Wednesday, June 3, 2015

[Gluten-Free] Salmorejo (Chilled Spanish Soup)

So... I don't have A/C in my truck right now. To the normal person, that may not sound like a state of emergency, but I live in Florida. And here when the dog days of summer come around, it's so hot you literally start sweating just walking out to the car in the morning! Forget your makeup. It starts melting off your face the minute you get outside. And if you don't have A/C in your car, it's like driving a portable sauna around town. Great. Well, I know what's moving to the top of my "to-do" list this week. Geez Louise.

And since I've been driving around in portable sauna recently, the last thing I want to eat is something hot. Which coincidentally made me reminisce about the summer in college I studied in Sevilla. It was one of the most amazing experiences of my life. It was also one of the hottest. Oh stop, I'm not talking about the Spanish men, I'm talking about the weather. Holy cow, it gets hot there. I guess it didn't help that I was walking three miles to and from school everyday. It wasn't until I came back to the United States when I discovered that the daily forecast of 40 degrees Celsius was 104 degrees Fahrenheit. 104 degrees!? Oh and we didn't have A/C!
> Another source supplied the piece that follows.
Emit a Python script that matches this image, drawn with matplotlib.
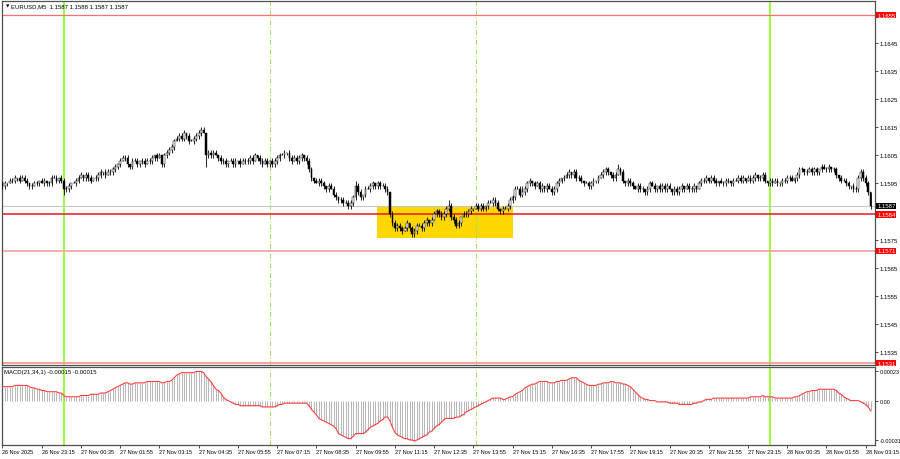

Luckily, my house mom Aurora was a master making Salmorejo - a delicious and hearty Spanish soup that is served perfectly chilled. I would devour it. It was exactly what I needed after a long hot, A/C-less afternoon. I fell so in love with Aurora's soup that I just had to ask her for the recipe. She looked at me like I was crazy to think that she had the recipe written down! Instead, she let me watch her make it. So there I was with a notebook and pen in hand just trying to keep up. She did everything so fast and of course, no measurements.

When I decided to try the "recipe," I made a few changes to make it more of my own. More cucumber. More garlic. A little pinch of salt. It was the stuff of dreams. Delicious. But do you know what? Patrick never wanted it. "I don't like cold soup," he would say. I agree it's a little bit different than the norm but I thought it was fabulous. What could I do to make it more tasty? Hmmm... I could take him for a spin in the portable sauna. Too harsh?

Then it hit me... bacon.

So, I topped my chilled soup with perfectly crisp pieces of salty bacon and held my breathe. Patrick absolutely loved it! In fact, the other night, he walked into the kitchen while I was taking these pictures. I told him I would be done in a few minutes and then I would get started on dinner. He looked at me so disappointed and said, "Oh, we're not eating Salmorejo? I love that stuff."  

My heart melted and then I thought, thank God for bacon.

Now, if I could just get the A/C fixed before everything else melts...

[Gluten-Free] Salmorejo (Chilled Spanish Tomato Soup)
When summer rolls around, I start craving lighter meals. This is one of my go-to summer lunches. The addition of bread creates a great texture and the hard boiled eggs make it hearty. Serve this to me after a long, hot afternoon on the beach and I am in heaven.

Makes 4 servings

4 eggs
2 cups chopped tomatoes, fresh or canned 
1 cup chopped red pepper (¾ of a medium red pepper)
½ cup chopped cucumber (¼ of a large cucumber)
½ cup chopped red onion (½ of a medium red onion)
2 cloves garlic
1 cup cubed gluten-free bread (I use “Gluten Free Gourmet” or "Udi's" brand baguettes)
1 teaspoon salt
1 cup extra virgin olive oil, plus more for serving
7-8 slices bacon or turkey bacon

Place eggs in a medium saucepan and fill with cold water until the eggs are completely submerged. Bring to a boil over medium-high heat. Once the water is boiling, turn off the heat. Let the eggs sit in the hot water, uncovered, for 15 minutes. Then, remove the eggs from the water. Let the eggs sit for about 2 minutes. Once they are cool enough to handle, roll each egg on the counter to crack the shell. Then carefully remove the shell of each hard-boiled egg.* Discard shells. Set the eggs aside.

In a blender or food processor, place the tomatoes, red pepper, cucumber, red onion, garlic, cubed bread, salt, and 2 hard-boiled eggs. Blend until smooth. Then with the blender running, slowly pour in the extra-virgin olive oil. Blend until completely combined. Transfer soup to an airtight container and place in the fridge for 1-2 hours, or until cold.

Right before serving, cook your choice of bacon in a large sauté pan over medium to medium-high heat (if you are using turkey bacon, you might want to add 2 tablespoon extra-virgin olive oil to the pan). Cook until crisp on both sides, turning them to brown evenly. Chop bacon and set aside.

When ready to serve, slice or crumble the remaining 2 hard-boiled eggs and place on top of the chilled soup. Then top each bowl with the chopped bacon and a drizzle of olive oil. Enjoy!
 *Save the garbage disposal! Did you know egg shells and shrimp shells are two of the worst things to put in your garbage disposal? Instead, just toss egg shells into the trash.